Allowing minors to testify in California family courts

by | Feb 10, 2015 | Child Custody, Firm News |

According to California Rule 5.250, children’s participation in family court is determined on a case-by-case basis. Children are not required to participate in family court; however, they are not prohibited from participating either. If a child wants to participate, the court will take that and the measures required for protection of the child into consideration. If a child wants to address the court, the child’s counsel, an evaluator, an investigator and a counselor recommending child custody must provide the court with any information they have.

If the child is at least 14 years old, they must be heard by the court unless the court feels that this would not be in the child’s best interest. The reason for stopping the child from testifying must be recorded. A number of things go into determining if a child addressing the court is in their best interests, including if the child has the capacity to make an informed decision regarding who will have custody and visitation and if the child understands the testimony.

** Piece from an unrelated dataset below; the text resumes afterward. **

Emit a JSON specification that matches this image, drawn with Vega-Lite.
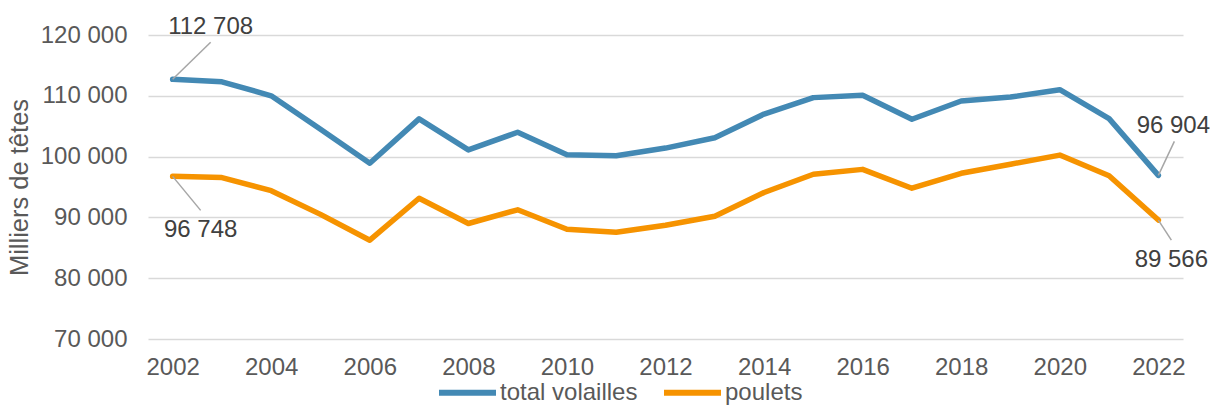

Other guidelines may also apply.

If the court does decide to take a child’s testimony, they must continue to protect the child from such things as embarrassment and harassment. It is also required to restrict repetition of questions where repetition is unnecessary, and any questions must be asked in a way that the child will be able to understand and answer.

When a mother and father are in family court to handle questions of custody and visitation, their main goal may be to protect the children. If a child wants to provide their testimony, it is up to the court to determine if that is the right choice. By working with a family court lawyer, a parent may be able to determine if it is best for the child to be involved in the proceedings.